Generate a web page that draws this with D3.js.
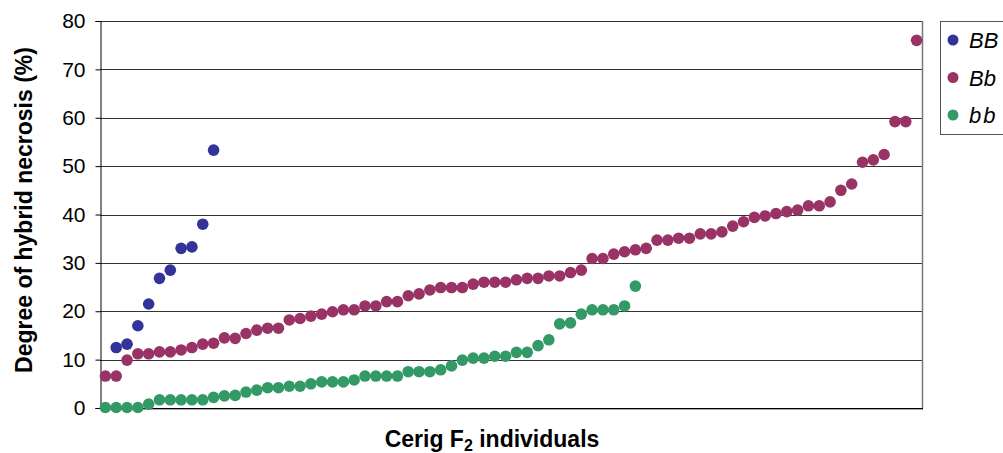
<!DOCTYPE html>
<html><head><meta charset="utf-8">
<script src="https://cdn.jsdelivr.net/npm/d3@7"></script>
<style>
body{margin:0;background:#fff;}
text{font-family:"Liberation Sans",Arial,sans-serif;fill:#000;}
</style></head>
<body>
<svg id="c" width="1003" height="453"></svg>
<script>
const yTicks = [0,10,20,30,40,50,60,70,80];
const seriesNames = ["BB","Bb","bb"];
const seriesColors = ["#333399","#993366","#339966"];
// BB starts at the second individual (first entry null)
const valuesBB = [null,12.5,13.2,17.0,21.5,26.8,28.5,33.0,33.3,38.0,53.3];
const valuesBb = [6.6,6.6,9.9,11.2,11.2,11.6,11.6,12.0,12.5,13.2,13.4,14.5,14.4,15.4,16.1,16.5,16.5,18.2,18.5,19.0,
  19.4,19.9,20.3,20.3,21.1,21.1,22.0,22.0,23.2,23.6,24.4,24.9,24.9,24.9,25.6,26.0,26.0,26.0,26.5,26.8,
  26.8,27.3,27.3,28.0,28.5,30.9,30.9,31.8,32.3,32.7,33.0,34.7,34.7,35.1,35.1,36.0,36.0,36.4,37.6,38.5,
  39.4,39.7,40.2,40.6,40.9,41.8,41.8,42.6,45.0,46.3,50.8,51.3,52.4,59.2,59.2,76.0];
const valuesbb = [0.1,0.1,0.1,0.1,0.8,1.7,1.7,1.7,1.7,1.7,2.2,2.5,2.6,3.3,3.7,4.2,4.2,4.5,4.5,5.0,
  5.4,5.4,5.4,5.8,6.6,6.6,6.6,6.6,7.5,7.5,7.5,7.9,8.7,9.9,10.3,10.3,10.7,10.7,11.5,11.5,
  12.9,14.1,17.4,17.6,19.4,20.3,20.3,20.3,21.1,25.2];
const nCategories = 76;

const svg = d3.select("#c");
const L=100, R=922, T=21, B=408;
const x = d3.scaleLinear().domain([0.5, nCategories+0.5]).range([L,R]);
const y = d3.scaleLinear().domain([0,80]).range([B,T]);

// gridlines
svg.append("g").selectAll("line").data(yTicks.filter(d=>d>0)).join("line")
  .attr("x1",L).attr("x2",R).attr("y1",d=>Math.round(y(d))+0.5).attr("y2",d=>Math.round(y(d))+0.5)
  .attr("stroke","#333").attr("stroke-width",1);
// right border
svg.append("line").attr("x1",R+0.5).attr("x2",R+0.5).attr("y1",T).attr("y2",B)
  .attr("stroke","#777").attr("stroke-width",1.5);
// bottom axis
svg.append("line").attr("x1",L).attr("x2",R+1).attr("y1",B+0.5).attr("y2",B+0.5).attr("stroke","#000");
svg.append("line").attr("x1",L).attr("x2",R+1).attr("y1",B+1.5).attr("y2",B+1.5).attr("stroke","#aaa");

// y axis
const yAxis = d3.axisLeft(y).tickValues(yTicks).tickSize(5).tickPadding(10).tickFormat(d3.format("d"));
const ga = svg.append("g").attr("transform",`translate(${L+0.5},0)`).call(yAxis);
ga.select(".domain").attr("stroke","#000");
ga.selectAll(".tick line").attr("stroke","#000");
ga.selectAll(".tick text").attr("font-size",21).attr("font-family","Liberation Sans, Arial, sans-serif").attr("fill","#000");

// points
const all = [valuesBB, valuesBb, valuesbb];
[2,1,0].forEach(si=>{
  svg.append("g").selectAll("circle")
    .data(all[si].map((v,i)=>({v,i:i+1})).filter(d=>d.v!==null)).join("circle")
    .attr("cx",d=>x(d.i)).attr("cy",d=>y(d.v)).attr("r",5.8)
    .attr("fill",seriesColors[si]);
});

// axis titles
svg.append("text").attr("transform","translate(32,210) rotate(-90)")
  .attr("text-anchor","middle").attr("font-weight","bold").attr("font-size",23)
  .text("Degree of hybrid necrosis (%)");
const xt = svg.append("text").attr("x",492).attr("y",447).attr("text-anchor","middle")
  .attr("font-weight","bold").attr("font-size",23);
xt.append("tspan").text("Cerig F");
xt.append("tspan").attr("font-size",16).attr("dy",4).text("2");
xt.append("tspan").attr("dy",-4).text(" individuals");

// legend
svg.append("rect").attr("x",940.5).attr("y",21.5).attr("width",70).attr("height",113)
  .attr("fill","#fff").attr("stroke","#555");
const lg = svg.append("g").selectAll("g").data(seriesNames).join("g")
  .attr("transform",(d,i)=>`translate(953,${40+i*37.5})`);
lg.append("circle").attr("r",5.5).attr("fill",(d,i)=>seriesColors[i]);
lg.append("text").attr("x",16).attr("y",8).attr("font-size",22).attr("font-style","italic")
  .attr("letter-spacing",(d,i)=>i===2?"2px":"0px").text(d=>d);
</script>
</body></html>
******
:: AIM ::
Exactly as they appear, print the lines of the listing above from its first line through the line that contains "const y = d3.scaleLinear().domain([0,80]).range([B,T]);", minus the pictures.

:: ANSWER TO THE TASK ::
Generate a web page that draws this with D3.js.
<!DOCTYPE html>
<html><head><meta charset="utf-8">
<script src="https://cdn.jsdelivr.net/npm/d3@7"></script>
<style>
body{margin:0;background:#fff;}
text{font-family:"Liberation Sans",Arial,sans-serif;fill:#000;}
</style></head>
<body>
<svg id="c" width="1003" height="453"></svg>
<script>
const yTicks = [0,10,20,30,40,50,60,70,80];
const seriesNames = ["BB","Bb","bb"];
const seriesColors = ["#333399","#993366","#339966"];
// BB starts at the second individual (first entry null)
const valuesBB = [null,12.5,13.2,17.0,21.5,26.8,28.5,33.0,33.3,38.0,53.3];
const valuesBb = [6.6,6.6,9.9,11.2,11.2,11.6,11.6,12.0,12.5,13.2,13.4,14.5,14.4,15.4,16.1,16.5,16.5,18.2,18.5,19.0,
  19.4,19.9,20.3,20.3,21.1,21.1,22.0,22.0,23.2,23.6,24.4,24.9,24.9,24.9,25.6,26.0,26.0,26.0,26.5,26.8,
  26.8,27.3,27.3,28.0,28.5,30.9,30.9,31.8,32.3,32.7,33.0,34.7,34.7,35.1,35.1,36.0,36.0,36.4,37.6,38.5,
  39.4,39.7,40.2,40.6,40.9,41.8,41.8,42.6,45.0,46.3,50.8,51.3,52.4,59.2,59.2,76.0];
const valuesbb = [0.1,0.1,0.1,0.1,0.8,1.7,1.7,1.7,1.7,1.7,2.2,2.5,2.6,3.3,3.7,4.2,4.2,4.5,4.5,5.0,
  5.4,5.4,5.4,5.8,6.6,6.6,6.6,6.6,7.5,7.5,7.5,7.9,8.7,9.9,10.3,10.3,10.7,10.7,11.5,11.5,
  12.9,14.1,17.4,17.6,19.4,20.3,20.3,20.3,21.1,25.2];
const nCategories = 76;

const svg = d3.select("#c");
const L=100, R=922, T=21, B=408;
const x = d3.scaleLinear().domain([0.5, nCategories+0.5]).range([L,R]);
const y = d3.scaleLinear().domain([0,80]).range([B,T]);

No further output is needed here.